As we saw in Chapter 1, Threading Basics, it is problematic to use a shared object simultaneously from several threads. However, it is very important to synchronize those threads so that they perform operations on that shared object in a proper sequence. In the Locking with a C# lock keyword recipe, we faced a problem called the race condition. The problem occurred because the execution of those multiple threads was not synchronized properly. When one thread performs increment and decrement operations, the other threads must wait for their turn. Organizing threads in such a way is often referred to as thread synchronization.

There are several ways to achieve thread synchronization. First, if there is no shared object, there is no need for synchronization at all. Surprisingly, it is very often the case that we can get rid of complex synchronization constructs by just redesigning our program and removing a shared state. If possible, just avoid using a single object from several threads.
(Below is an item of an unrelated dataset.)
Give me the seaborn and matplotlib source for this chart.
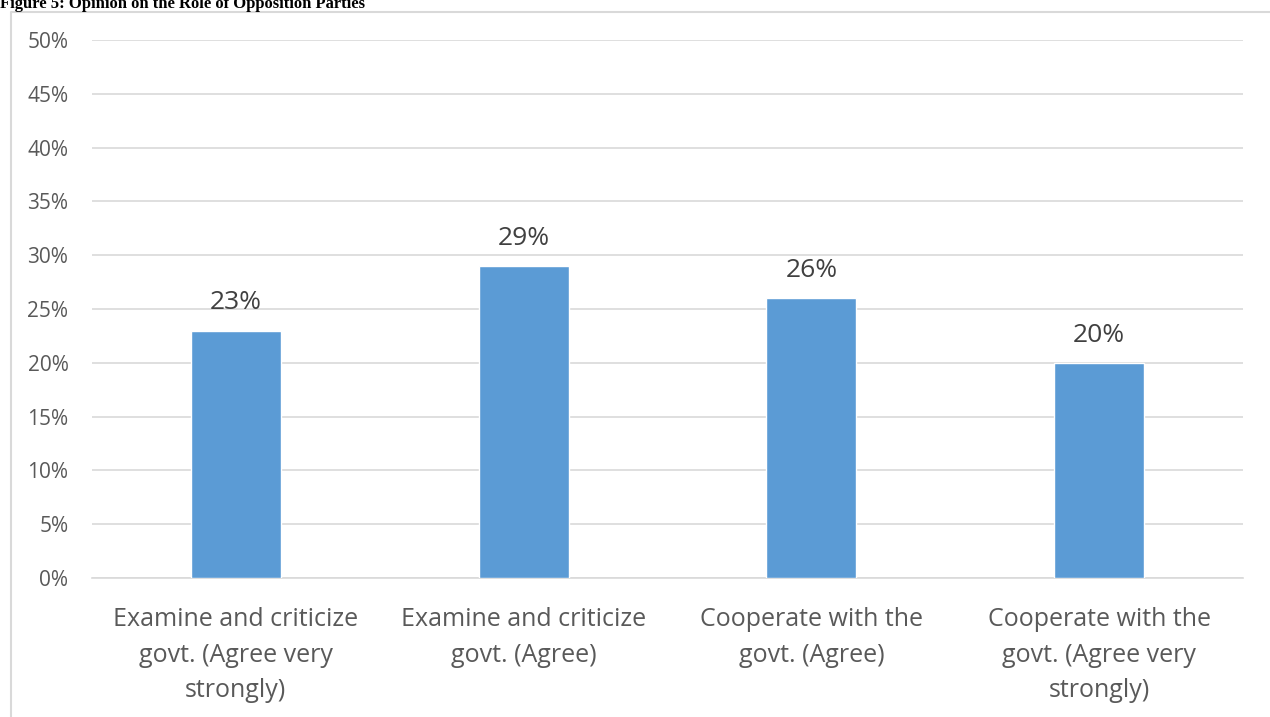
import matplotlib
matplotlib.use("Agg")
import matplotlib.pyplot as plt
import seaborn as sns
import pandas as pd
from matplotlib.lines import Line2D
from matplotlib.ticker import FuncFormatter

# data
categories = [
    "Examine and criticize\ngovt. (Agree very\nstrongly)",
    "Examine and criticize\ngovt. (Agree)",
    "Cooperate with the\ngovt. (Agree)",
    "Cooperate with the\ngovt. (Agree very\nstrongly)",
]
values = [23, 29, 26, 20]
title = "Figure 5: Opinion on the Role of Opposition Parties"

df = pd.DataFrame({"category": categories, "value": values})

sns.set_theme(style="white")
plt.rcParams["font.family"] = ["Open Sans", "DejaVu Sans"]

W, H = 1270, 717
fig = plt.figure(figsize=(W / 100, H / 100), dpi=100)
ax = fig.add_axes([92 / W, 1 - 578 / H, (1243 - 92) / W, (578 - 40) / H])

sns.barplot(data=df, x="category", y="value", color="#5B9BD5",
            width=0.3125, saturation=1, ax=ax, zorder=3)

ax.set_ylim(0, 50)
ax.set_xlim(-0.5, len(categories) - 0.5)
ax.set_yticks(range(0, 51, 5))
ax.yaxis.set_major_formatter(FuncFormatter(lambda v, p: f"{v:.0f}%"))
ax.grid(axis="y", color="#d9d9d9", linewidth=1.2, zorder=0)
ax.set_axisbelow(True)
for s in ["top", "right", "left"]:
    ax.spines[s].set_visible(False)
ax.spines["bottom"].set_color("#d9d9d9")
ax.spines["bottom"].set_linewidth(1.2)
ax.set_xlabel("")
ax.set_ylabel("")
ax.tick_params(axis="y", length=0, pad=17, labelsize=15, labelcolor="#595959")
ax.tick_params(axis="x", length=0, pad=21, labelsize=18, labelcolor="#595959")
for lab in ax.get_xticklabels():
    lab.set_linespacing(1.55)

# value labels
for c in ax.containers:
    ax.bar_label(c, labels=[f"{v}%" for v in values], padding=11,
                 fontsize=19, color="#404040")

# chart frame (left and top edges visible)
fig.add_artist(Line2D([11 / W, 11 / W, 1], [0, 1 - 12 / H, 1 - 12 / H],
                      transform=fig.transFigure, color="#d9d9d9", linewidth=1.5))

fig.text(0, 1 - 8 / H, title, fontsize=12, fontweight="bold",
         family=["Liberation Serif"], color="black", va="baseline", ha="left")

fig.savefig("out.png", dpi=100)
If we must have a shared state, the second approach is to use only atomic operations. This means that an operation takes a single quantum of time and completes at once, so no other thread can perform another operation until the first operation is complete. Therefore, there is no need to make other threads wait for this operation to complete and there is no need to use locks; this in turn, excludes the deadlock situation.

If this is not possible and the program's logic is more complicated, then we have to use different constructs to coordinate threads. One group of these constructs puts a waiting thread into a blocked state. In a blocked state, a thread uses as little CPU time as possible. However, this means that it will include at least one so-called context switch—the thread scheduler of an operating system will save the waiting thread's state and switch to another thread, restoring its state by turn. This takes a considerable amount of resources; however, if the thread is going to be suspended for a long time, it is good. These kind of constructs are also called kernel-mode constructs because only the kernel of an operating system is able to stop a thread from using CPU time.

In case, we have to wait for a short period of time, it is better to simply wait than switch the thread to a blocked state. This will save us the context switch at the cost of some wasted CPU time while the thread is waiting. Such constructs are referred to as user-mode constructs. They are very lightweight and fast, but they waste a lot of CPU time in case a thread has to wait for long.

To use the best of both worlds, there are hybrid constructs; these try to use user-mode waiting first, and then, if a thread waits long enough, it switches to the blocked state, saving CPU resources.

In this chapter, we will look through the aspects of thread synchronization. We will cover how to perform atomic operations and how to use the existing synchronization constructs included in .NET Framework.